The economic situation is one of the main reasons that drawing direct comparisons between the rise of Trudeau’s Liberals and the future of the Labour Party is problematic. Canada’s economy is heavily reliant on the oil and gas markets, and thus is at the mercy of the volatile global markets. Harper did, in spite of many flaws, oversee a period of economic success in Canada; mostly reliant on booming markets for raw materials which has led to them becoming the most stable economy in the G7. However, the drop in oil prices over the last 18 months saw the Canadian economy take a hit, and the already unpopular Harper had no defence, other than claiming that things would be worse under Trudeau or Mulcair. This economic situation obviously differs massively from the UK, where outlook is good provided there is no freak repeat of the 2008 banking crash, so whoever leads the Conservatives into the 2020 election will presumably be able to do so from a position of economic strength.

Of course, predicting what will happen in the next five years is an impossible task, but we know at least that the Conservatives face a challenge in navigating their party through the EU referendum without too many wounds being opened up. Also, by 2020, the Tories will have been in power for ten years and parties in power that long become vulnerable as they will inevitably make mistakes or have outside forces conspire against them. The Liberals were in a strong enough position that, when Harper’s personal brand became too toxic and the economy began to slow, they could present themselves as a reasonable alternative. As everyone on the left talks of how Trudeau’s politics of hope and ‘Real Change’ should inspire the British left, the main message coming out of Canada seems to me to be that if your party enters an election with a leader that people don’t like, you don’t win that election.

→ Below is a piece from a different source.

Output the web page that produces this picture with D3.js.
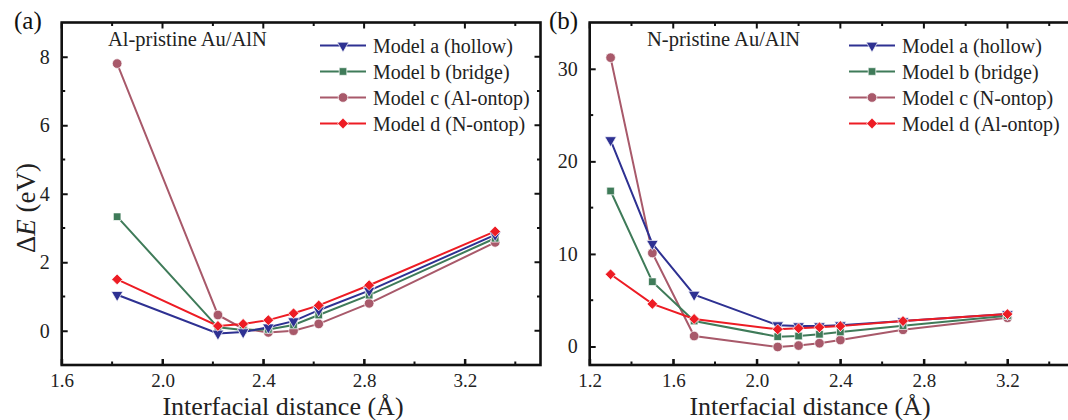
<!DOCTYPE html>
<html>
<head>
<meta charset="utf-8">
<script src="https://cdn.jsdelivr.net/npm/d3@7"></script>
<style>
  body { margin: 0; background: #fff; }
  svg { display: block; }
  svg text { font-family: "Liberation Serif", "DejaVu Serif", serif; }
</style>
</head>
<body>
<svg id="chart" width="1068" height="420"></svg>
<script>
// legend names
var modelNames = ['a', 'b', 'c', 'd'];
var legendA = ['Model a (hollow)', 'Model b (bridge)', 'Model c (Al-ontop)', 'Model d (N-ontop)'];
var legendB = ['Model a (hollow)', 'Model b (bridge)', 'Model c (N-ontop)', 'Model d (Al-ontop)'];

// panel (a): Al-pristine
var distA = [1.82, 2.22, 2.32, 2.42, 2.52, 2.62, 2.82, 3.32];
var aModelA = [1.05, -0.08, -0.04, 0.1, 0.28, 0.6, 1.17, 2.8];
var aModelB = [3.33, 0.1, 0.02, 0.04, 0.17, 0.46, 1.04, 2.7];
var aModelC = [7.8, 0.46, 0.06, -0.05, 0.0, 0.2, 0.8, 2.58];
var aModelD = [1.5, 0.14, 0.2, 0.31, 0.51, 0.74, 1.33, 2.9];

// panel (b): N-pristine
var distB = [1.3, 1.5, 1.7, 2.1, 2.2, 2.3, 2.4, 2.7, 3.2];
var bModelA = [22.3, 11.1, 5.6, 2.3, 2.2, 2.2, 2.3, 2.75, 3.5];
var bModelB = [16.8, 7.0, 2.75, 1.06, 1.13, 1.32, 1.57, 2.25, 3.33];
var bModelC = [31.2, 10.1, 1.13, -0.05, 0.1, 0.35, 0.7, 1.8, 3.1];
var bModelD = [7.8, 4.6, 2.97, 1.85, 1.96, 2.07, 2.2, 2.75, 3.5];

// tick values
var xTicksA = [1.6, 2.0, 2.4, 2.8, 3.2];
var xTicksB = [1.2, 1.6, 2.0, 2.4, 2.8, 3.2];
var yTicksA = [0, 2, 4, 6, 8];
var yTicksB = [0, 10, 20, 30];

// styles per model
var colors = { a: '#2e3192', b: '#3f7b59', c: '#a8596a', d: '#ed1c24' };
var drawOrder = ['c', 'b', 'a', 'd'];
var serif = '"Liberation Serif", "DejaVu Serif", serif';

var svg = d3.select('#chart');

function markerPath(m){
    if(m == 'a') return d3.symbol().type(d3.symbolTriangle).size(58)();
    if(m == 'b') return d3.symbol().type(d3.symbolSquare).size(58)();
    if(m == 'c') return d3.symbol().type(d3.symbolCircle).size(72)();
    return d3.symbol().type(d3.symbolSquare).size(58)();
}
function markerRotate(m){
    if(m == 'a') return 180;
    if(m == 'd') return 45;
    return 0;
}

function drawPanel(p){
    var g = svg.append('g').attr('font-family', serif);
    var x = d3.scaleLinear().domain(p.xDomain).range([p.left, p.right]);
    var y = d3.scaleLinear().domain(p.yDomain).range([p.bottom, p.top]);

    var clipId = 'clip' + p.tag;
    svg.append('clipPath').attr('id', clipId)
        .append('rect').attr('x', p.left).attr('y', p.top)
        .attr('width', p.right - p.left).attr('height', p.bottom - p.top);

    // series
    var data = g.append('g').attr('clip-path', 'url(#' + clipId + ')');
    drawOrder.forEach(function(m){
        var vals = p.series[m];
        var pts = p.dist.map(function(d, i){ return [d, vals[i]]; });
        data.append('path')
            .attr('d', d3.line().x(function(d){ return x(d[0]); }).y(function(d){ return y(d[1]); })(pts))
            .attr('fill', 'none')
            .attr('stroke', colors[m])
            .attr('stroke-width', 2);
    });
    drawOrder.forEach(function(m){
        var vals = p.series[m];
        data.selectAll(null)
            .data(p.dist.map(function(d, i){ return [d, vals[i]]; }))
            .enter().append('path')
                .attr('d', markerPath(m))
                .attr('transform', function(d){ return 'translate(' + x(d[0]) + ',' + y(d[1]) + ') rotate(' + markerRotate(m) + ')'; })
                .attr('fill', colors[m])
                .attr('stroke', '#fff')
                .attr('stroke-width', 0.7);
    });

    // axes with inward ticks
    var xMinor = d3.range(p.xDomain[0], p.xDomain[1] + 1e-9, 0.2);
    var yMinor = d3.range(p.yMinorStart, p.yDomain[1], p.yMinorStep);

    var bottomAxis = g.append('g').attr('transform', 'translate(0,' + p.bottom + ')')
        .call(d3.axisBottom(x).tickValues(p.xTicks).tickFormat(d3.format('.1f')).tickSizeInner(-6).tickSizeOuter(0).tickPadding(8.5));
    var leftAxis = g.append('g').attr('transform', 'translate(' + p.left + ',0)')
        .call(d3.axisLeft(y).tickValues(p.yTicks).tickFormat(d3.format('d')).tickSizeInner(-6).tickSizeOuter(0).tickPadding(12));
    [bottomAxis, leftAxis].forEach(function(ax){
        ax.attr('font-family', serif).attr('font-size', 20);
        ax.select('.domain').remove();
        ax.selectAll('line').attr('stroke', '#111').attr('stroke-width', 2);
        ax.selectAll('text').attr('fill', '#222');
    });
    bottomAxis.attr('font-size', 19);

    // minor ticks and mirrored ticks
    var ticks = g.append('g').attr('stroke', '#111').attr('stroke-width', 2);
    xMinor.forEach(function(v, i){
        var len = (i % 2 == 0) ? 6 : 3.5;
        ticks.append('line').attr('x1', x(v)).attr('x2', x(v)).attr('y1', p.bottom).attr('y2', p.bottom - len);
        ticks.append('line').attr('x1', x(v)).attr('x2', x(v)).attr('y1', p.top).attr('y2', p.top + len);
    });
    yMinor.forEach(function(v){
        ticks.append('line').attr('x1', p.left).attr('x2', p.left + 3.5).attr('y1', y(v)).attr('y2', y(v));
        ticks.append('line').attr('x1', p.right).attr('x2', p.right - 3.5).attr('y1', y(v)).attr('y2', y(v));
    });
    p.yTicks.forEach(function(v){
        ticks.append('line').attr('x1', p.right).attr('x2', p.right - 6).attr('y1', y(v)).attr('y2', y(v));
    });

    // frame
    g.append('rect')
        .attr('x', p.left).attr('y', p.top)
        .attr('width', p.right - p.left).attr('height', p.bottom - p.top)
        .attr('fill', 'none').attr('stroke', '#111').attr('stroke-width', 2.6);

    // panel letter and annotation
    g.append('text').attr('x', p.letterX).attr('y', 29).attr('font-size', 25).attr('fill', '#111').text(p.letter);
    g.append('text').attr('x', p.noteX).attr('y', 46).attr('font-size', 20.5).attr('fill', '#222').text(p.note);

    // x title
    g.append('text').attr('x', p.titleX).attr('y', 414.5).attr('text-anchor', 'middle')
        .attr('font-size', 26).attr('fill', '#222').text('Interfacial distance (Å)');

    // legend
    var leg = g.append('g');
    modelNames.forEach(function(m, i){
        var ly = 45.5 + i * 26;
        leg.append('line').attr('x1', p.legX).attr('x2', p.legX + 46).attr('y1', ly).attr('y2', ly)
            .attr('stroke', colors[m]).attr('stroke-width', 2);
        leg.append('path').attr('d', markerPath(m))
            .attr('transform', 'translate(' + (p.legX + 23) + ',' + ly + ') rotate(' + markerRotate(m) + ')')
            .attr('fill', colors[m]).attr('stroke', '#fff').attr('stroke-width', 0.7);
        leg.append('text').attr('x', p.legX + 53).attr('y', ly).attr('dy', '0.35em')
            .attr('font-size', 20).attr('fill', '#222').text(p.legend[i]);
    });
}

drawPanel({
    tag: 'A', letter: '(a)', letterX: 14, note: 'Al-pristine Au/AlN', noteX: 108,
    left: 61.7, right: 540.5, top: 22.5, bottom: 365,
    xDomain: [1.6, 3.5], yDomain: [-1, 9], xTicks: xTicksA, yTicks: yTicksA,
    yMinorStart: -1, yMinorStep: 2,
    dist: distA, series: { a: aModelA, b: aModelB, c: aModelC, d: aModelD },
    legend: legendA, legX: 320, titleX: 283
});

drawPanel({
    tag: 'B', letter: '(b)', letterX: 549, note: 'N-pristine Au/AlN', noteX: 647,
    left: 589.7, right: 1091, top: 22.5, bottom: 365,
    xDomain: [1.2, 3.6], yDomain: [-2, 35], xTicks: xTicksB, yTicks: yTicksB,
    yMinorStart: 5, yMinorStep: 10,
    dist: distB, series: { a: bModelA, b: bModelB, c: bModelC, d: bModelD },
    legend: legendB, legX: 849, titleX: 810
});

// y title (left panel only)
svg.append('text')
    .attr('transform', 'translate(35,208) rotate(-90)')
    .attr('font-family', serif)
    .attr('text-anchor', 'middle').attr('font-size', 27).attr('fill', '#222')
    .html('Δ<tspan font-style="italic">E</tspan> (eV)');
</script>
</body>
</html>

Therefore, unless the Labour Party is willing to put all its chips on black and hope that some outside economic force intervenes and scuppers the Tory party between now and 2020, it seems they can learn more from Canada’s Conservatives. Jeremy Corbyn is not Labour’s Justin Trudeau, he’s their version of a scandal ridden, politically toxic, Stephen Harper- and he hasn’t even been in power in order to achieve this reputation. Should this still prove to be the case by 2017, or maybe earlier, Labour still has time to replace him with someone who can make the reasoned arguments in favour of socially progressive politics that have returned the Liberals to political relevance in just four years.